Mr Selby added: “Maintaining the current proportion of the population living up to and beyond state pension age would require an increase in the state pension age to 68 by 2034, 69 by 2038 and 70 by 2042, according to the International Longevity Centre, a highly respected think-tank.
“On-the-other-hand, ensuring one third of adult life is spent in receipt of the state pension would push back the planned increase to age 67 to 2040 – but cost the Treasury billions of pounds.
“Given these challenges, the easiest move both politically and fiscally may be to stick to the existing timetable.
“The decline in life expectancy projections means this could boost the Treasury’s coffers while potentially avoiding a fatal electoral fallout.”
For the claimants, the new state pension is £185.15 a week which equates to a yearly amount of £9,628.

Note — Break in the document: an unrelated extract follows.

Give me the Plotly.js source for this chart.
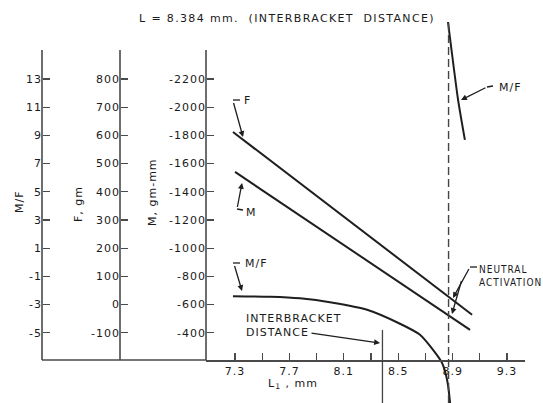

Those in receipt of the basic state pension, which means they reached the state pension age before April 2016, are on £141.85 a week.
In April 2023, the state pension will be increased by 10.1 percent which will see payments exceed £10,000 annually for the first time.
A DWP spokesperson previously told Express.co.uk: “No decision has been taken on changes to the state pension age.
“The Government is required by law to regularly review the state pension age and the second state pension age review is currently considering, based on a wide range of evidence including latest life expectancy data and two independent reports, whether the rules around state pension age remain appropriate. The review will be published early this year.
“As set out at the Autumn Statement, the Department for Work and Pensions will separately be thoroughly reviewing workforce participation to understand what action should be taken on increased economic inactivity.”